Thoughts leading to the book
At an early age, I was mesmerized by the interior of an old style Catholic Church. Its symbolism, architectural wonder, and music left me in awe as to what it all meant. That feeling of wonder would be slowly eroded away by teachings of the devil and hell, and the wrath of God against all unrighteousness. I kept asking how we could create heaven on earth as the Lord's prayer implied. I was informed that I didn't understand, and that the devil still held sway over human affairs. I never stopped believing that it wasn't me who didn't understand.
One day Mother Superior called me aside. She told me that I needed to get alone with God and ask him the questions and let him answer. When I left the church that day, I realized that they weren't refusing to answer my questions, they really didn't know. I would have to go beyond what the church was teaching me.
One Sunday afternoon while alone, I started to meditate on God. I wanted God to reveal himself to me in some way so I would know that it was God. In the process, I came to a mystical experience. Until this time, I was taught (and believed) that God was apart from reality. What the experience revealed was that God was the fundamental basis of all reality. God was not a being as we were accustomed to; God was a common denominator that filled the universe. Reality was the manifestation of that common denominator acting throughout creation, and we were all part of it. It was in identifying with that common denominator that we could understand the nature of things. I was only nine years old at the time.
In school, the controversy between religion and science was driving a wedge between the two. And if that weren't bad enough, I watched my father go from a master carpenter to a delirious alcoholic despite his faith in God and belief in the church. When I left home, I didn't know what to believe. All I knew for certain was that science was able to explain what it claimed to know, and that religion didn't seem to be able to do the same. It was a problem that wasn't going to go away.
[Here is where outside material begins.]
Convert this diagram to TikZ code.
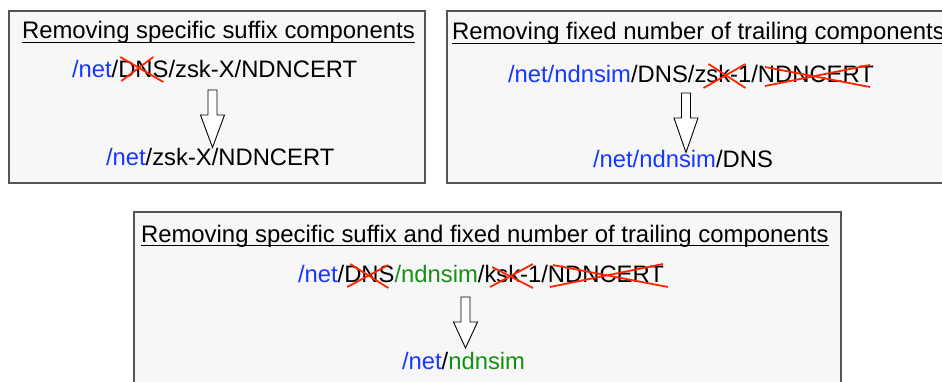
\documentclass[tikz,border=0pt]{standalone}
\usepackage{fontspec}
\setmainfont{Liberation Sans}
\usetikzlibrary{calc}
\definecolor{nblue}{RGB}{22,56,255}
\definecolor{ngreen}{RGB}{20,145,20}
\definecolor{xred}{RGB}{255,38,0}
\definecolor{boxfill}{RGB}{247,247,247}
\definecolor{boxline}{RGB}{85,85,85}
\newcommand\ttlfont{\fontsize{23.9}{29}\selectfont}
\newcommand\pthfont{\fontsize{23.8}{28}\selectfont}
\begin{document}
\begin{tikzpicture}[x=1pt,y=-1pt,
  panel/.style={draw=boxline, fill=boxfill, line width=1.1pt},
  ttl/.style={inner sep=0pt, outer sep=0pt, anchor=base west, font=\ttlfont},
  seg/.style={inner sep=0pt, outer sep=0pt, anchor=base west, font=\pthfont},
  uline/.style={line width=1.4pt},
  strike/.style={draw=xred, line width=1.8pt},
  blockarrow/.style={draw=black, fill=white, line width=0.9pt, line join=miter}]
\useasboundingbox (0,0) rectangle (942,381);
\clip (0,0) rectangle (942,381);
\fill[white] (0,0) rectangle (942,381);

% ---------- panel 1 ----------
\draw[panel] (9,11) rectangle (425,183);
\node[ttl] (t1) at (22,38.5) {Removing specific suffix components};
\draw[uline] ($(t1.base west)+(0,3.7)$) -- ($(t1.base east)+(0,3.7)$);
\node[seg, text=nblue] (a1) at (72,77) {/net};
\node[seg] (a2) at (a1.base east) {/};
\node[seg] (a3) at (a2.base east) {DNS};
\node[seg] (a4) at (a3.base east) {/zsk-X/NDNCERT};
\draw[strike] ($(a3.base west)+(2,-20)$) -- ($(a3.base west)+(45,5)$);
\draw[strike] ($(a3.base west)+(3,4)$) -- ($(a3.base west)+(35,-20)$);
\draw[blockarrow] (208,90) -- (217,90) -- (217,115) -- (224.5,115) -- (212.5,147.5)
  -- (200.5,115) -- (208,115) -- cycle;
\node[seg, text=nblue] (r1a) at (106,165) {/net};
\node[seg] (r1b) at (r1a.base east) {/zsk-X/NDNCERT};

% ---------- panel 2 ----------
\draw[panel] (447,11) rectangle (960,183);
\node[ttl] (t2) at (452,39.5) {Removing fixed number of trailing components};
\draw[uline] ($(t2.base west)+(0,3.7)$) -- ($(t2.base east)+(0,3.7)$);
\node[seg, text=nblue] (b1) at (508,82) {/net/ndnsim};
\node[seg] (b2) at (b1.base east) {/DNS/};
\node[seg] (b3) at (b2.base east) {zsk};
\node[seg] (b4) at (b3.base east) {-1/};
\node[seg] (b5) at (b4.base east) {NDNCERT};
\draw[strike] ($(b3.base west)+(9,6)$) -- ($(b3.base west)+(51,-18)$);
\draw[strike] ($(b3.base west)+(14,-18)$) -- ($(b3.base west)+(51,6)$);
\draw[strike] ($(b5.base west)+(7,-15)$) -- ($(b5.base west)+(112,5)$);
\draw[strike] ($(b5.base west)+(7,4)$) -- ($(b5.base west)+(112,-17)$);
\draw[blockarrow] (681.5,93) -- (690.5,93) -- (690.5,118) -- (698,118) -- (686,152.5)
  -- (674,118) -- (681.5,118) -- cycle;
\node[seg, text=nblue] (r2a) at (593,167) {/net/ndnsim};
\node[seg] (r2b) at (r2a.base east) {/DNS};

% ---------- panel 3 ----------
\draw[panel] (134,212) rectangle (841,395);
\node[ttl] (t3) at (141,242) {Removing specific suffix and fixed number of trailing components};
\draw[uline] ($(t3.base west)+(0,3.7)$) -- ($(t3.base east)+(0,3.7)$);
\node[seg, text=nblue] (c1) at (298,282) {/net};
\node[seg] (c2) at (c1.base east) {/};
\node[seg] (c3) at (c2.base east) {DNS};
\node[seg, text=ngreen] (c4) at (c3.base east) {/ndnsim};
\node[seg] (c5) at (c4.base east) {/};
\node[seg] (c6) at (c5.base east) {ksk};
\node[seg] (c7) at (c6.base east) {-1/};
\node[seg] (c8) at (c7.base east) {NDNCERT};
\draw[strike] ($(c3.base west)+(3,5)$) -- ($(c3.base west)+(44,-17)$);
\draw[strike] ($(c3.base west)+(6,-18)$) -- ($(c3.base west)+(44,6)$);
\draw[strike] ($(c6.base west)+(5.5,5)$) -- ($(c6.base west)+(48.5,-18)$);
\draw[strike] ($(c6.base west)+(7.5,-15)$) -- ($(c6.base west)+(48.5,6)$);
\draw[strike] ($(c8.base west)+(2,5)$) -- ($(c8.base west)+(115,-18)$);
\draw[strike] ($(c8.base west)+(5,-17)$) -- ($(c8.base west)+(120,5)$);
\draw[blockarrow] (461,297) -- (470,297) -- (470,322) -- (477.5,322) -- (465.5,348)
  -- (453.5,322) -- (461,322) -- cycle;
\node[seg, text=nblue] (r3a) at (402,369) {/net};
\node[seg] (r3b) at (r3a.base east) {/};
\node[seg, text=ngreen] (r3c) at (r3b.base east) {ndnsim};
\end{tikzpicture}
\end{document}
Eleven years after the mystical experience, I was taking a nuclear physics class. They were explaining to me how the universe was ordered. I had no trouble accepting what they were saying because I had seen it before. After eleven years, I was finally able to put a name to what I had previously experienced. I came to realize that the unified field theory of physics, and God, were two different expressions of the same thing.
When I met my first wife, I discovered a person who had similar experiences. She had been the victim of abuse. Through her, I would come to experience a glimpse into the paranormal. I realized that I couldn't explain what I was experiencing by science alone. I felt that there was a void that I needed to fill.
After my first wife's death I took a psychology course. That is when I learned about split-brain psychology. The two hemispheres of the brain don't think alike. It is these two different types of thinking that distinguish scientific from religious thought. This idea would serve as a Rosetta stone into the differences between science and religion. It would require considerable research to confirm my convictions.
In the years that followed, I felt guided by a higher power to discover what I was searching for. I read 42 books and used another 28 references to confirm my convicitons. The teachings of Eastern philosophy and mythology would give me many of the answers, and additional mystical experiences would fill in many of the missing pieces. The book that emerged will shed light on a subject that has been dimly lit for centuries. It will explain what the beliefs of religion are based on. And it will reveal many misconceptions in the process.
The final piece of the puzzle was the Mayan calendar. The Mayan calendar reveals secrets that are only now coming to light. The end of the Mayan calendar is not what the media is protraying it to be. The end of one world is a window into the next. This, and many other mysteries, are explored in the book.